Filmmaker Simon Chambers was living in New Delhi and planning to shoot a documentary about traffic congestion in India when his 85-year-old Uncle David called him to say that he thinks he may be dying. But when Simon returned to London, he found David not on the brink of death but rather starved for attention. A former thespian with the flair for the dramatic, David insisted Simon bring his camera with him whenever he visited his house to check up on him. The camera’s presence clearly boosts David’s spirits because it allows him to “perform” for someone once again, even if that mostly amounts to singing bits of old songs or quoting passages from “King Lear.”

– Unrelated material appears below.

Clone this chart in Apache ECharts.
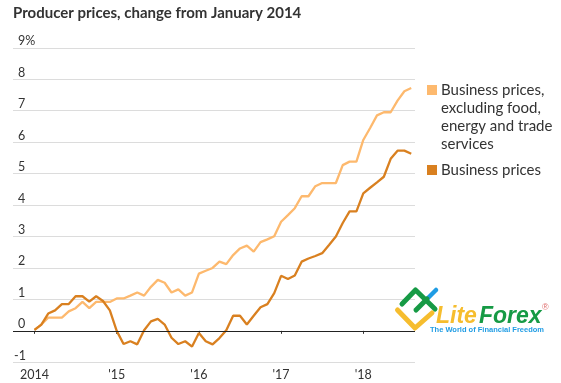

“Much Ado About Dying” follows Simon as he struggles to care for his aging uncle in his final years, a difficult feat under any circumstances but made even more challenging by David Newlyn Gale’s cheeky stubbornness. Much of Chambers’ third documentary film (“Every Good Marriage Begins with Tears” and “Cowboys in India”) features Simon patiently dealing with David as he learns more and more about the complicated state of his life. To put it politely, David is a hoarder, and thus his house is filled with basically every possession he’s ever owned, not to mention duplicates of the same objects. (The film’s funniest scene follows Simon as he buys four wall clocks for his uncle.) He subsists on cans of soup, he has a rodent problem that he combats by squirting peppermint toothpaste near all the outlets, and the multiple space heaters in his home leave scorch marks everywhere.
Chambers’ film has a sympathetic, universal foundation, i.e., it sucks to get old and caring for infirm family members clinging to their independence will test anyone’s limits. But while “Much Ado About Dying” strives to be a tribute to caretakers and Chambers’ dearly departed uncle, its baggy structure, dictated by David’s declining health, renders the film frustratingly inert. Much misfortune befalls David—a devastating fire, multiple hospital visits, fatal diagnoses—but they’re not provided much shape by Chambers’ camera or the editing. The film coasts on the intimacy between filmmaker and subject, and while that relationship can provide insight, it sometimes feels like that’s all “Much Ado About Dying” has to offer.
The film also gingerly examines Simon and David’s shared queer identity. David came out of the closet much later in life; meanwhile, Simon came out as a young men but, by his own admission, briefly returned to the closet later in life. Unlike David, who claims he can’t imagine sharing a bed with someone, Simon has had fulfilling relationships, though they’ve never lasted. (“I think I was just much better at friendships,” Simon muses in voiceover.) “Much Ado About Dying” draws the comparison between Simon and David, implying that Simon’s persistent care for his uncle, despite the constant aggravation, comes from a fear that he will end up in the same position one day.
However, Chambers keeps that potent thread within the film’s margins and chooses to focus squarely on the daily reality of David’s present condition. It’s an understandable decision, but at the same time, it deprives the film of some weightiness that would support the depiction of impending mortality. One could argue that “Much Ado About Dying” takes a casual or subtle approach with Simon and David’s identity, but it seems needlessly coy given that David’s loneliness, and his attempts to fill it, remains a major, underexplored element of the film. At one point, Simon discovers that a young, heterosexual man has defrauded his uncle of £25,000 by taking advantage of his attraction to him. David’s relationship with his kind neighbors also takes a disquieting turn when they suddenly move in to his already cramped house with their multiple dogs.
These moment of exploitation mostly hang on “Much Ado About Dying” like ornaments rather than being properly integrated into the narrative. It’s possible that Chambers didn’t desire further complications during an already difficult time, and it’s obvious that he never set out to make the film in the first place so his role behind the camera was much more reactive. Thus, the film chocks these stories up to David’s poor decision-making, borne out of bottomless compassion, that Simon can’t or won’t prevent. (Similarly, the complexities of the British health care system, with which the film directly engages, also goes curiously unexamined.)
Only David himself makes this extended home movie as watchable as it is. A charming, playful man, the elderly actor’s spirit comes alive whenever he’s in frame. His limitless optimism and cheer in the face of constant setbacks genuinely inspires, and Chambers smartly contrasts his various, intractable eccentricities with how much his charm brings joy to others. David clearly uses his nephew as a last attempt to become something of a star, and whatever issues dog “Much Ado About Dying,” his performance lingers well after the film’s end.
Grade: C+
First Run Features will release “Much Ado About Dying” on Friday, March 15.